“[T]he First World War marks for the Japanese print media a critical transition from the nineteenth to the twentieth century: from an era of experimentation to one of truly mass circulation.
“In 1905, Japanese dailies had a [total] circulation of 1.63 million a day. By 1924, this had grown almost fourfold, to 6.25 million. The expansion was facilitated by dramatic changes in newspaper content made expressly to appeal to a mass readership.
“The dailies converted their editorial pages and economic coverage from formal prose to the vernacular. And they vastly expanded the content of their ‘society’ sections from simple police reports to attempts to relate any and all developments in politics, thought, society, finance and economy to people’s daily lives.”
– World War I and the Triumph of a New Japan, 1919–1930, by Frederick R. Dickinson, 2013
See also:
Tokyo Nichi Nichi Shimbun (Newspaper), Yurakucho, c. 1930.
Asahi Shimbun (Newspaper) Building, c. 1930.
“Japanese newspapers began in the 17th century as yomiuri (literally ‘read and sell’) or kawaraban (’tile-block printing’, referring to the use of clay printing blocks), which were printed handbills sold in major cities to commemorate major social gatherings or events.
“The first modern newspaper in Japan was the Nagasaki Shipping List and Advertiser, which was published bi-weekly by the Englishman A. W. Hansard beginning in 1861. Later same year, Hansard moved the paper to Yokohama and renamed it as the Japan Herald.
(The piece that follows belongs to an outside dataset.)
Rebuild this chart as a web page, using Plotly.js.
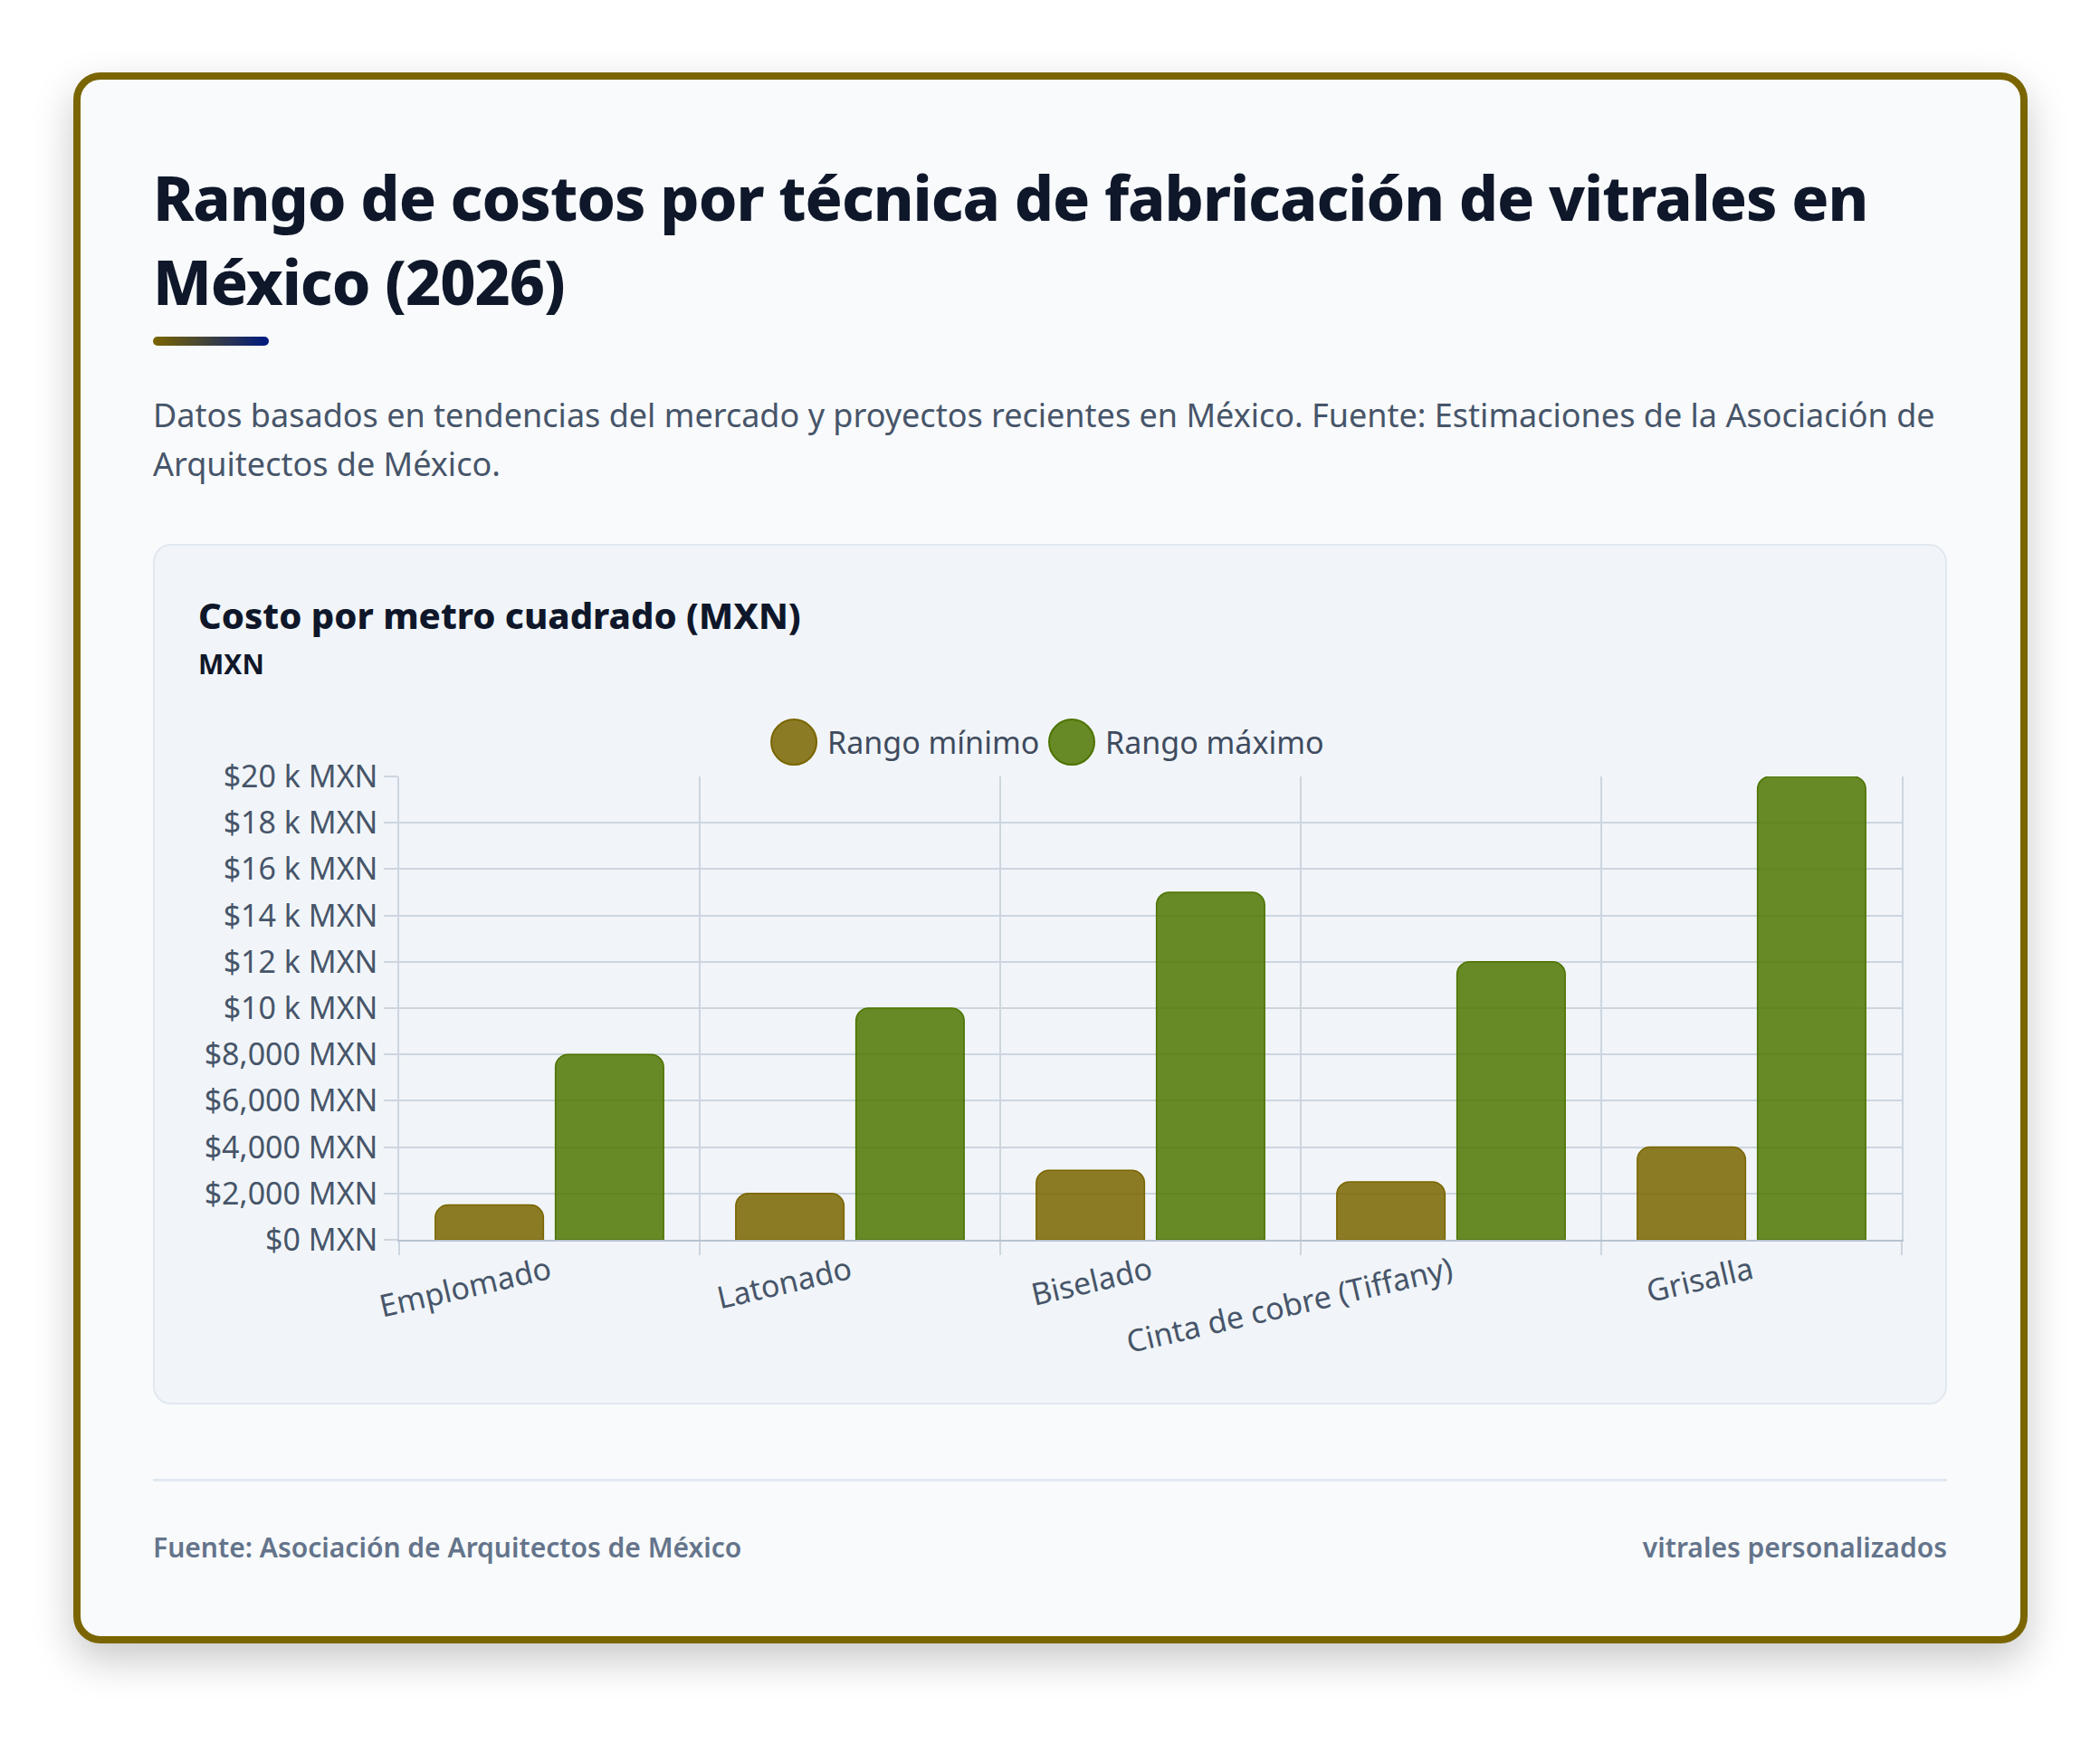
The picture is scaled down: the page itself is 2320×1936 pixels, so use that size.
<!DOCTYPE html>
<html lang="es">
<head>
<meta charset="utf-8">
<script src="https://cdn.plot.ly/plotly-3.0.1.min.js"></script>
<style>
  html, body { margin: 0; padding: 0; background: #ffffff; width: 2320px; height: 1936px; overflow: hidden; }
  body { font-family: "Noto Sans", "Open Sans", sans-serif; position: relative; }
  .card { position: absolute; left: 81px; top: 80px; width: 2159px; height: 1736px; box-sizing: border-box;
          border: 8px solid #7a6500; border-radius: 30px; background: #f8fafc;
          box-shadow: 0 18px 45px rgba(0,0,0,0.22); }
  .abs { position: absolute; margin: 0; }
  #title { left: 169px; top: 171px; width: 1982px; font-size: 68px; line-height: 93px; font-weight: 800; letter-spacing: -1px; color: #0f172a; }
  #accent { left: 169px; top: 372px; width: 128px; height: 10px; border-radius: 5px;
            background: linear-gradient(90deg, #7a6500, #001a80); }
  #subtitle { left: 169px; top: 432px; width: 1982px; font-size: 36px; line-height: 54.4px; color: #475569; }
  #box { left: 169px; top: 601px; width: 1982px; height: 951px; box-sizing: border-box; border: 2px solid #e2e8f0;
         border-radius: 20px; background: #f1f5f9; }
  #chart { left: 169px; top: 601px; width: 1982px; height: 951px; }
  #ctitle { left: 219px; top: 660px; font-size: 40px; line-height: 40px; font-weight: 800; color: #0f172a; white-space: nowrap; }
  #cunit { left: 219px; top: 719px; font-size: 30px; line-height: 30px; font-weight: 700; color: #0f172a; }
  #rule { left: 169px; top: 1634px; width: 1982px; height: 3px; background: #e2e8f0; }
  .foot { top: 1695px; font-size: 30px; line-height: 30px; font-weight: 600; color: #64748b; white-space: nowrap; }
  #fleft { left: 169px; }
  #fright { right: 169px; }
</style>
</head>
<body>
<div class="card"></div>
<h1 class="abs" id="title">Rango de costos por técnica de fabricación de vitrales en México (2026)</h1>
<div class="abs" id="accent"></div>
<p class="abs" id="subtitle">Datos basados en tendencias del mercado y proyectos recientes en México. Fuente: Estimaciones de la Asociación de Arquitectos de México.</p>
<div class="abs" id="box"></div>
<div class="abs" id="chart"></div>
<div class="abs" id="ctitle">Costo por metro cuadrado (MXN)</div>
<div class="abs" id="cunit">MXN</div>
<div class="abs" id="rule"></div>
<div class="abs foot" id="fleft">Fuente: Asociación de Arquitectos de México</div>
<div class="abs foot" id="fright">vitrales personalizados</div>

<script>
const categories = ["Emplomado", "Latonado", "Biselado", "Cinta de cobre (Tiffany)", "Grisalla"];
const minValues = [1500, 2000, 3000, 2500, 4000];
const maxValues = [8000, 10000, 15000, 12000, 20000];
const seriesNames = ["Rango mínimo", "Rango máximo"];
const tickValues = [0, 2000, 4000, 6000, 8000, 10000, 12000, 14000, 16000, 18000, 20000];
const tickLabels = ["$0 MXN", "$2,000 MXN", "$4,000 MXN", "$6,000 MXN", "$8,000 MXN", "$10 k MXN",
                    "$12 k MXN", "$14 k MXN", "$16 k MXN", "$18 k MXN", "$20 k MXN"];

const FONT = '"Noto Sans", "Open Sans", sans-serif';
const minFill = 'rgba(122,101,0,0.85)', minLine = '#7a6500';
const maxFill = 'rgba(79,118,1,0.85)', maxLine = '#4d7300';
const gridC = '#cdd5df';

const traces = [
  { type: 'bar', name: seriesNames[0], x: categories, y: minValues,
    marker: { color: minFill, line: { color: minLine, width: 1.5 }, cornerradius: 14 },
    hovertemplate: '%{x}<br>' + seriesNames[0] + ': $%{y:,} MXN<extra></extra>' },
  { type: 'bar', name: seriesNames[1], x: categories, y: maxValues,
    marker: { color: maxFill, line: { color: maxLine, width: 1.5 }, cornerradius: 14 },
    hovertemplate: '%{x}<br>' + seriesNames[1] + ': $%{y:,} MXN<extra></extra>' }
];

const legY = 1.074;
const legend = [
  { fill: minFill, line: minLine, cx: 0.2627, tx: 0.2837, name: seriesNames[0] },
  { fill: maxFill, line: maxLine, cx: 0.4476, tx: 0.4687, name: seriesNames[1] }
];

const layout = {
  width: 1982, height: 951,
  margin: { l: 272, r: 50, t: 257, b: 182, pad: 0 },
  paper_bgcolor: 'rgba(0,0,0,0)',
  plot_bgcolor: 'rgba(0,0,0,0)',
  font: { family: FONT, size: 34, color: '#475569' },
  showlegend: false,
  barmode: 'group',
  bargap: 0.2,
  bargroupgap: 0.1,
  xaxis: {
    type: 'category', tickson: 'boundaries', showgrid: true, gridcolor: gridC, gridwidth: 1.5,
    ticks: 'outside', ticklen: 15, tickcolor: gridC, tickwidth: 1.5,
    tickangle: -13, tickfont: { family: FONT, size: 34, color: '#475569' },
    showline: true, linecolor: '#b8c2d0', linewidth: 2, zeroline: false, fixedrange: true
  },
  yaxis: {
    range: [0, 20000], tickmode: 'array', tickvals: tickValues, ticktext: tickLabels,
    showgrid: true, gridcolor: gridC, gridwidth: 1.5,
    ticks: 'outside', ticklen: 15, tickcolor: gridC, tickwidth: 1.5,
    tickfont: { family: FONT, size: 34, color: '#475569' },
    showline: true, mirror: true, linecolor: gridC, linewidth: 1.5,
    zeroline: false, fixedrange: true
  },
  shapes: legend.map(l => ({
    type: 'circle', xref: 'paper', yref: 'paper', xsizemode: 'pixel', ysizemode: 'pixel',
    xanchor: l.cx, yanchor: legY, x0: -25, x1: 25, y0: -25, y1: 25,
    fillcolor: l.fill, line: { color: l.line, width: 2 }
  })),
  annotations: legend.map(l => ({
    xref: 'paper', yref: 'paper', x: l.tx, y: legY, xanchor: 'left', yanchor: 'middle',
    text: l.name, showarrow: false, font: { family: FONT, size: 34, color: '#3f4b5e' }
  }))
};

Plotly.newPlot('chart', traces, layout, { displayModeBar: false });
</script>
</body>
</html>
“In 1862, the Tokugawa shogunate began publishing the Kampan batabiya shinbun, a translated edition of a widely distributed Dutch government newspaper. These two papers were published for foreigners, and contained only foreign news. The first Japanese daily newspaper that covered foreign and domestic news was the Yokohama Mainichi Shinbun, first published in English in 1871.
“The history of the later nationally-distributed Mainichi Shinbun began with the founding of two local papers during the Meiji period. The Tokyo Nichi Nichi Shimbun was founded first, in 1872. (The Mainichi claims to be the oldest existing Japanese daily newspaper with nearly 140-year history.) The Osaka Mainichi Shimbun was founded four years later, in 1876.
“The two papers merged in 1911, but the two companies continued to print their newspapers independently until 1943, when both editions were placed under a single Mainichi Shimbun masthead.”